BEGIN Data provided

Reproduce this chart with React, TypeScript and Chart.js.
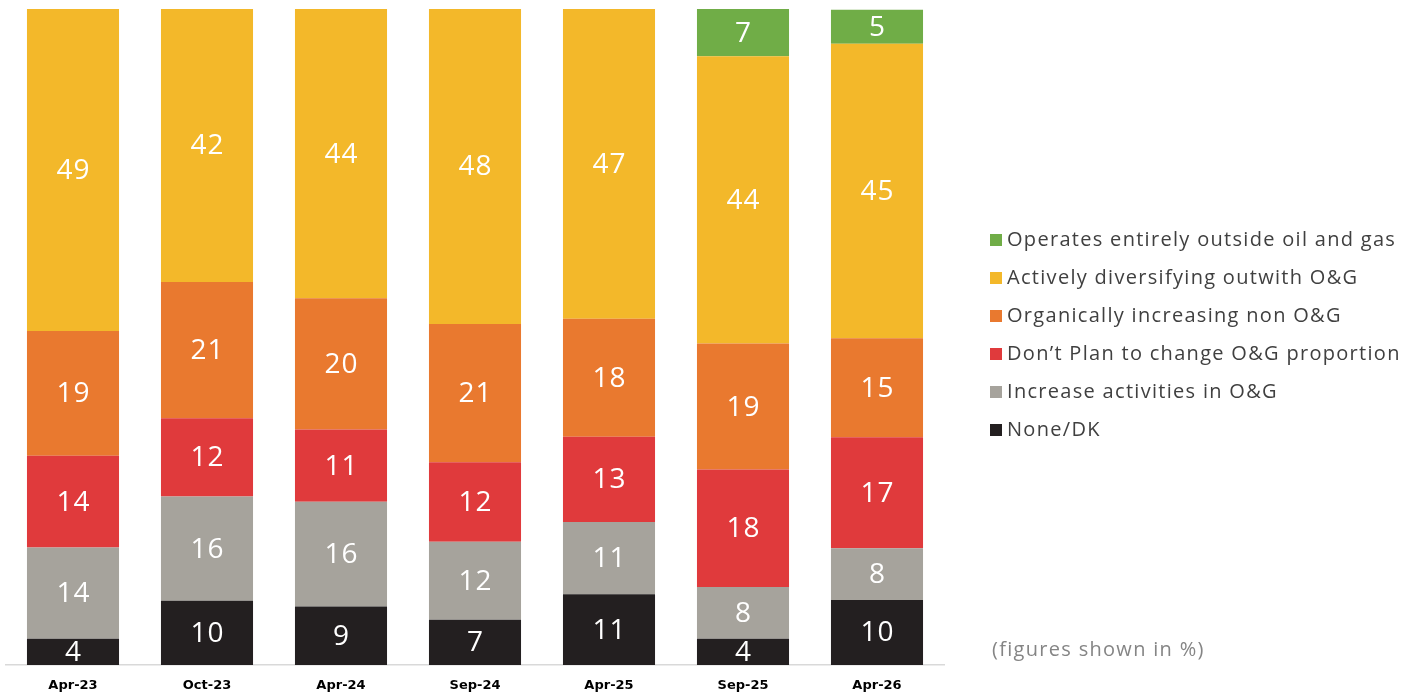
import React, { useEffect, useRef } from "react";
import { Chart, registerables } from "chart.js";

Chart.register(...registerables);

const categories = ["Apr-23", "Oct-23", "Apr-24", "Sep-24", "Apr-25", "Sep-25", "Apr-26"];
const seriesNames = [
  "None/DK",
  "Increase activities in O&G",
  "Don\u2019t Plan to change O&G proportion",
  "Organically increasing non O&G",
  "Actively diversifying outwith O&G",
  "Operates entirely outside oil and gas",
];
const noneDK = [4.0, 9.8, 8.9, 6.9, 10.8, 4.0, 9.9];
const increaseOG = [13.9, 15.9, 16.0, 11.9, 11.0, 7.9, 7.9];
const dontPlan = [14.0, 11.9, 11.0, 12.1, 13.0, 17.9, 16.9];
const organically = [19.0, 20.8, 20.0, 21.1, 18.0, 19.2, 15.1];
const actively = [49.1, 41.6, 44.1, 48.0, 47.2, 43.8, 44.9];
const outside = [0, 0, 0, 0, 0, 7.2, 5.2];
const seriesColors = ["#231F20", "#A6A39C", "#E03A3C", "#E9792F", "#F3B82A", "#70AD47"];
const footnote = "(figures shown in %)";

const FONT = "'Open Sans', 'DejaVu Sans', sans-serif";

const labelsPlugin = {
  id: "segLabels",
  afterDatasetsDraw(chart: any) {
    const ctx = chart.ctx;
    ctx.save();
    ctx.fillStyle = "#ffffff";
    ctx.font = `28px ${FONT}`;
    (ctx as any).letterSpacing = "1px";
    ctx.textAlign = "center";
    ctx.textBaseline = "middle";
    chart.data.datasets.forEach((ds: any, di: number) => {
      const meta = chart.getDatasetMeta(di);
      meta.data.forEach((bar: any, i: number) => {
        const v = ds.data[i];
        if (!v) return;
        const cy = (bar.y + bar.base) / 2;
        ctx.fillText(String(Math.round(v)), bar.x + 0.5, cy + 1);
      });
    });
    ctx.restore();
  },
};

const legendPlugin = {
  id: "customLegend",
  afterDraw(chart: any) {
    const ctx = chart.ctx;
    ctx.save();
    ctx.font = `20px ${FONT}`;
    (ctx as any).letterSpacing = "1.3px";
    ctx.textBaseline = "middle";
    ctx.textAlign = "left";
    const n = chart.data.datasets.length;
    for (let k = 0; k < n; k++) {
      const di = n - 1 - k;
      const ds = chart.data.datasets[di];
      const y = 240 + k * 38;
      ctx.fillStyle = ds.backgroundColor;
      ctx.fillRect(990, y - 6, 12, 12);
      ctx.fillStyle = "#404040";
      ctx.fillText(ds.label, 1007, y);
    }
    ctx.fillStyle = "#858585";
    ctx.fillText(footnote, 992, 650);
    ctx.restore();
  },
};

export default function App() {
  const ref = useRef<HTMLCanvasElement | null>(null);
  useEffect(() => {
    if (!ref.current) return;
    const values = [noneDK, increaseOG, dontPlan, organically, actively, outside];
    const chart = new Chart(ref.current, {
      type: "bar",
      data: {
        labels: categories,
        datasets: values.map((d, i) => ({
          label: seriesNames[i],
          data: d,
          backgroundColor: seriesColors[i],
          borderWidth: 0,
          barPercentage: 0.687,
          categoryPercentage: 1,
        })),
      },
      options: {
        animation: false,
        responsive: false,
        maintainAspectRatio: false,
        layout: { padding: { top: 9, bottom: 0, left: 6, right: 478 } },
        plugins: { legend: { display: false }, tooltip: { enabled: false } },
        scales: {
          x: {
            stacked: true,
            grid: { display: false, drawTicks: false },
            border: { display: true, color: "#D9D9D9", width: 1.5 },
            afterFit: (s: any) => {
              s.height = 31;
            },
            ticks: {
              padding: 13,
              color: "#000000",
              font: { family: "'DejaVu Sans', sans-serif", size: 13, weight: "bold" },
            },
          },
          y: {
            stacked: true,
            display: false,
            min: 0,
            max: 100,
          },
        },
      },
      plugins: [labelsPlugin, legendPlugin],
    });
    return () => chart.destroy();
  }, []);
  return (
    <div style={{ position: "fixed", left: 0, top: 0, width: 1422, height: 696, background: "#fff" }}>
      <canvas ref={ref} width={1422} height={696} style={{ width: 1422, height: 696 }} />
    </div>
  );
}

END Data provided

Gather each line holding the string "React".

Written answer ▸
Reproduce this chart with React, TypeScript and Chart.js.
import React, { useEffect, useRef } from "react";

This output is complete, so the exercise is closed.